(Exercise task) Copy the lines below as they are; omit the images they contain.

═════ Supplied material

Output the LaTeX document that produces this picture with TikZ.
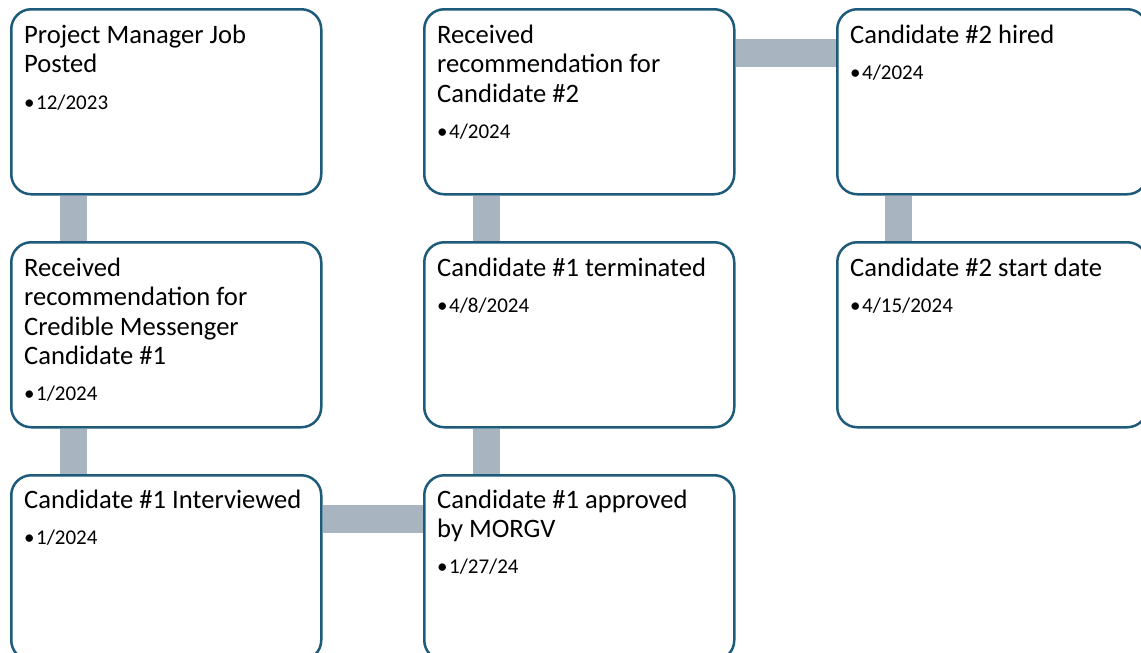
\documentclass[tikz,border=0pt]{standalone}
\usepackage{fontspec}
\setmainfont{Carlito}
\usetikzlibrary{backgrounds}
\definecolor{boxline}{RGB}{30,90,122}
\definecolor{bargray}{RGB}{168,180,192}
\newcommand{\ttl}[1]{\parbox[t]{295pt}{\raggedright\fontsize{26.6}{29.5}\selectfont #1}}
\newcommand{\bul}[1]{{\fontsize{21}{24}\selectfont\makebox[12pt][l]{•}#1}}
\begin{document}
\begin{tikzpicture}[x=1pt,y=-1pt,
  card/.style={draw=boxline, line width=2.5pt, rounded corners=20pt, fill=white,
    minimum width=310pt, minimum height=185pt, inner sep=0pt, anchor=north west},
  ttlnode/.style={anchor=base west, inner sep=0pt, text=black},
  bulnode/.style={anchor=base west, inner sep=0pt, text=black},
  bar/.style={draw=bargray, line width=27.5pt, line cap=butt}]
\useasboundingbox (0,0) rectangle (1141,653);
\clip (0,0) rectangle (1141,653);
% boxes
\node[card] (b11) at (10,8) {};
\node[card] (b12) at (10,241) {};
\node[card] (b13) at (10,474) {};
\node[card] (b21) at (423,8) {};
\node[card] (b22) at (423,241) {};
\node[card] (b23) at (423,474) {};
\node[card] (b31) at (836,8) {};
\node[card] (b32) at (836,241) {};
% connectors
\begin{pgfonlayer}{background}
\draw[bar] ([xshift=63.5pt]b11.south west) -- ([xshift=63.5pt]b12.north west);
\draw[bar] ([xshift=63.5pt]b12.south west) -- ([xshift=63.5pt]b13.north west);
\draw[bar] ([yshift=-45pt]b13.north east) -- ([yshift=-45pt]b23.north west);
\draw[bar] ([xshift=63.5pt]b23.north west) -- ([xshift=63.5pt]b22.south west);
\draw[bar] ([xshift=63.5pt]b22.north west) -- ([xshift=63.5pt]b21.south west);
\draw[bar] ([yshift=-45pt]b21.north east) -- ([yshift=-45pt]b31.north west);
\draw[bar] ([xshift=62.5pt]b31.south west) -- ([xshift=62.5pt]b32.north west);
\end{pgfonlayer}
% texts
\node[ttlnode] (t11) at (24,43) {\ttl{Project Manager Job\\Posted}};
\node[bulnode] (d11) at (24,109) {\bul{12/2023}};
\node[ttlnode] (t12) at (24,276) {\ttl{Received\\recommendation for\\Credible Messenger\\Candidate \#1}};
\node[bulnode] (d12) at (24,400.5) {\bul{1/2024}};
\node[ttlnode] (t13) at (24,508) {\ttl{Candidate \#1 Interviewed}};
\node[bulnode] (d13) at (24,544) {\bul{1/2024}};
\node[ttlnode] (t21) at (437,43) {\ttl{Received\\recommendation for\\Candidate \#2}};
\node[bulnode] (d21) at (437,138) {\bul{4/2024}};
\node[ttlnode] (t22) at (437,276) {\ttl{Candidate \#1 terminated}};
\node[bulnode] (d22) at (437,312) {\bul{4/8/2024}};
\node[ttlnode] (t23) at (437,508) {\ttl{Candidate \#1 approved\\by MORGV}};
\node[bulnode] (d23) at (437,573.5) {\bul{1/27/24}};
\node[ttlnode] (t31) at (850,43) {\ttl{Candidate \#2 hired}};
\node[bulnode] (d31) at (850,79) {\bul{4/2024}};
\node[ttlnode] (t32) at (850,276) {\ttl{Candidate \#2 start date}};
\node[bulnode] (d32) at (850,312) {\bul{4/15/2024}};
\end{tikzpicture}
\end{document}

══════════

(Answer)
Output the LaTeX document that produces this picture with TikZ.
\documentclass[tikz,border=0pt]{standalone}
\usepackage{fontspec}
\setmainfont{Carlito}
\usetikzlibrary{backgrounds}
\definecolor{boxline}{RGB}{30,90,122}
\definecolor{bargray}{RGB}{168,180,192}
\newcommand{\ttl}[1]{\parbox[t]{295pt}{\raggedright\fontsize{26.6}{29.5}\selectfont #1}}
\newcommand{\bul}[1]{{\fontsize{21}{24}\selectfont\makebox[12pt][l]{•}#1}}
\begin{document}
\begin{tikzpicture}[x=1pt,y=-1pt,
  card/.style={draw=boxline, line width=2.5pt, rounded corners=20pt, fill=white,
    minimum width=310pt, minimum height=185pt, inner sep=0pt, anchor=north west},
  ttlnode/.style={anchor=base west, inner sep=0pt, text=black},
  bulnode/.style={anchor=base west, inner sep=0pt, text=black},
  bar/.style={draw=bargray, line width=27.5pt, line cap=butt}]
\useasboundingbox (0,0) rectangle (1141,653);
\clip (0,0) rectangle (1141,653);
% boxes
\node[card] (b11) at (10,8) {};
\node[card] (b12) at (10,241) {};
\node[card] (b13) at (10,474) {};
\node[card] (b21) at (423,8) {};
\node[card] (b22) at (423,241) {};
\node[card] (b23) at (423,474) {};
\node[card] (b31) at (836,8) {};
\node[card] (b32) at (836,241) {};
% connectors
\begin{pgfonlayer}{background}
\draw[bar] ([xshift=63.5pt]b11.south west) -- ([xshift=63.5pt]b12.north west);
\draw[bar] ([xshift=63.5pt]b12.south west) -- ([xshift=63.5pt]b13.north west);
\draw[bar] ([yshift=-45pt]b13.north east) -- ([yshift=-45pt]b23.north west);
\draw[bar] ([xshift=63.5pt]b23.north west) -- ([xshift=63.5pt]b22.south west);
\draw[bar] ([xshift=63.5pt]b22.north west) -- ([xshift=63.5pt]b21.south west);
\draw[bar] ([yshift=-45pt]b21.north east) -- ([yshift=-45pt]b31.north west);
\draw[bar] ([xshift=62.5pt]b31.south west) -- ([xshift=62.5pt]b32.north west);
\end{pgfonlayer}
% texts
\node[ttlnode] (t11) at (24,43) {\ttl{Project Manager Job\\Posted}};
\node[bulnode] (d11) at (24,109) {\bul{12/2023}};
\node[ttlnode] (t12) at (24,276) {\ttl{Received\\recommendation for\\Credible Messenger\\Candidate \#1}};
\node[bulnode] (d12) at (24,400.5) {\bul{1/2024}};
\node[ttlnode] (t13) at (24,508) {\ttl{Candidate \#1 Interviewed}};
\node[bulnode] (d13) at (24,544) {\bul{1/2024}};
\node[ttlnode] (t21) at (437,43) {\ttl{Received\\recommendation for\\Candidate \#2}};
\node[bulnode] (d21) at (437,138) {\bul{4/2024}};
\node[ttlnode] (t22) at (437,276) {\ttl{Candidate \#1 terminated}};
\node[bulnode] (d22) at (437,312) {\bul{4/8/2024}};
\node[ttlnode] (t23) at (437,508) {\ttl{Candidate \#1 approved\\by MORGV}};
\node[bulnode] (d23) at (437,573.5) {\bul{1/27/24}};
\node[ttlnode] (t31) at (850,43) {\ttl{Candidate \#2 hired}};
\node[bulnode] (d31) at (850,79) {\bul{4/2024}};
\node[ttlnode] (t32) at (850,276) {\ttl{Candidate \#2 start date}};
\node[bulnode] (d32) at (850,312) {\bul{4/15/2024}};
\end{tikzpicture}
\end{document}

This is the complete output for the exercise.